[Stated task]: Would you transcribe all of the data exactly, down to the last character?

[Information supplied]:

----------------------------------------

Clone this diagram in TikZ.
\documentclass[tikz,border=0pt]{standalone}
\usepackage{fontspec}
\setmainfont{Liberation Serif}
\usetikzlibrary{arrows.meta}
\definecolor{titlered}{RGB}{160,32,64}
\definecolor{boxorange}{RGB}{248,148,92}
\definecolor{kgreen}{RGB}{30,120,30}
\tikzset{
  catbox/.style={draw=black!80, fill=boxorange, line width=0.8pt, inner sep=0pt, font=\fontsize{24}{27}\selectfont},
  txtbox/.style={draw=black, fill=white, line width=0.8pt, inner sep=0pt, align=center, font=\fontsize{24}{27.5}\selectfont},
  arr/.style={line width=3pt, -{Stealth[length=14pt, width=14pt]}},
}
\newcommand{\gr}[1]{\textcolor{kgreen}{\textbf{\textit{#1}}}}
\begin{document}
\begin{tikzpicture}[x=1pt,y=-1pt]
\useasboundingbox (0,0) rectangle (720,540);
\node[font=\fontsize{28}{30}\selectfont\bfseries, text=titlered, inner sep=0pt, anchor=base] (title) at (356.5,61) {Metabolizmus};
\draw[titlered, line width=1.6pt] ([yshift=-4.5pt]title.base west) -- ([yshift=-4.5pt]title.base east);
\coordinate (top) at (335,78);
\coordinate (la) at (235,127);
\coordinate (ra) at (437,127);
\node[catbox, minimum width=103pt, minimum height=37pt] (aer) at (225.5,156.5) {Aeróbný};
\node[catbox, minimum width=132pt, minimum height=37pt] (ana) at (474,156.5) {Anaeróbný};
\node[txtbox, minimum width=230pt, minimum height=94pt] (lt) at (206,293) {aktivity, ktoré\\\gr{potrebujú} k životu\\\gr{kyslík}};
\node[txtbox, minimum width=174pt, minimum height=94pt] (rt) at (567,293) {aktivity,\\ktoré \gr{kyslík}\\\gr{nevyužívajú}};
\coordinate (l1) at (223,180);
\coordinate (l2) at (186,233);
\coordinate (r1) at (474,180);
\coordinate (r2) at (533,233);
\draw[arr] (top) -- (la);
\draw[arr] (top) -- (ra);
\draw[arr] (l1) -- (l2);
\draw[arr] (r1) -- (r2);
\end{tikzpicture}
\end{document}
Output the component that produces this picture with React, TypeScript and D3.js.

----------------------------------------

[Written answer]:
Clone this diagram in TikZ.
\documentclass[tikz,border=0pt]{standalone}
\usepackage{fontspec}
\setmainfont{Liberation Serif}
\usetikzlibrary{arrows.meta}
\definecolor{titlered}{RGB}{160,32,64}
\definecolor{boxorange}{RGB}{248,148,92}
\definecolor{kgreen}{RGB}{30,120,30}
\tikzset{
  catbox/.style={draw=black!80, fill=boxorange, line width=0.8pt, inner sep=0pt, font=\fontsize{24}{27}\selectfont},
  txtbox/.style={draw=black, fill=white, line width=0.8pt, inner sep=0pt, align=center, font=\fontsize{24}{27.5}\selectfont},
  arr/.style={line width=3pt, -{Stealth[length=14pt, width=14pt]}},
}
\newcommand{\gr}[1]{\textcolor{kgreen}{\textbf{\textit{#1}}}}
\begin{document}
\begin{tikzpicture}[x=1pt,y=-1pt]
\useasboundingbox (0,0) rectangle (720,540);
\node[font=\fontsize{28}{30}\selectfont\bfseries, text=titlered, inner sep=0pt, anchor=base] (title) at (356.5,61) {Metabolizmus};
\draw[titlered, line width=1.6pt] ([yshift=-4.5pt]title.base west) -- ([yshift=-4.5pt]title.base east);
\coordinate (top) at (335,78);
\coordinate (la) at (235,127);
\coordinate (ra) at (437,127);
\node[catbox, minimum width=103pt, minimum height=37pt] (aer) at (225.5,156.5) {Aeróbný};
\node[catbox, minimum width=132pt, minimum height=37pt] (ana) at (474,156.5) {Anaeróbný};
\node[txtbox, minimum width=230pt, minimum height=94pt] (lt) at (206,293) {aktivity, ktoré\\\gr{potrebujú} k životu\\\gr{kyslík}};
\node[txtbox, minimum width=174pt, minimum height=94pt] (rt) at (567,293) {aktivity,\\ktoré \gr{kyslík}\\\gr{nevyužívajú}};
\coordinate (l1) at (223,180);
\coordinate (l2) at (186,233);
\coordinate (r1) at (474,180);
\coordinate (r2) at (533,233);
\draw[arr] (top) -- (la);
\draw[arr] (top) -- (ra);
\draw[arr] (l1) -- (l2);
\draw[arr] (r1) -- (r2);
\end{tikzpicture}
\end{document}
Output the component that produces this picture with React, TypeScript and D3.js.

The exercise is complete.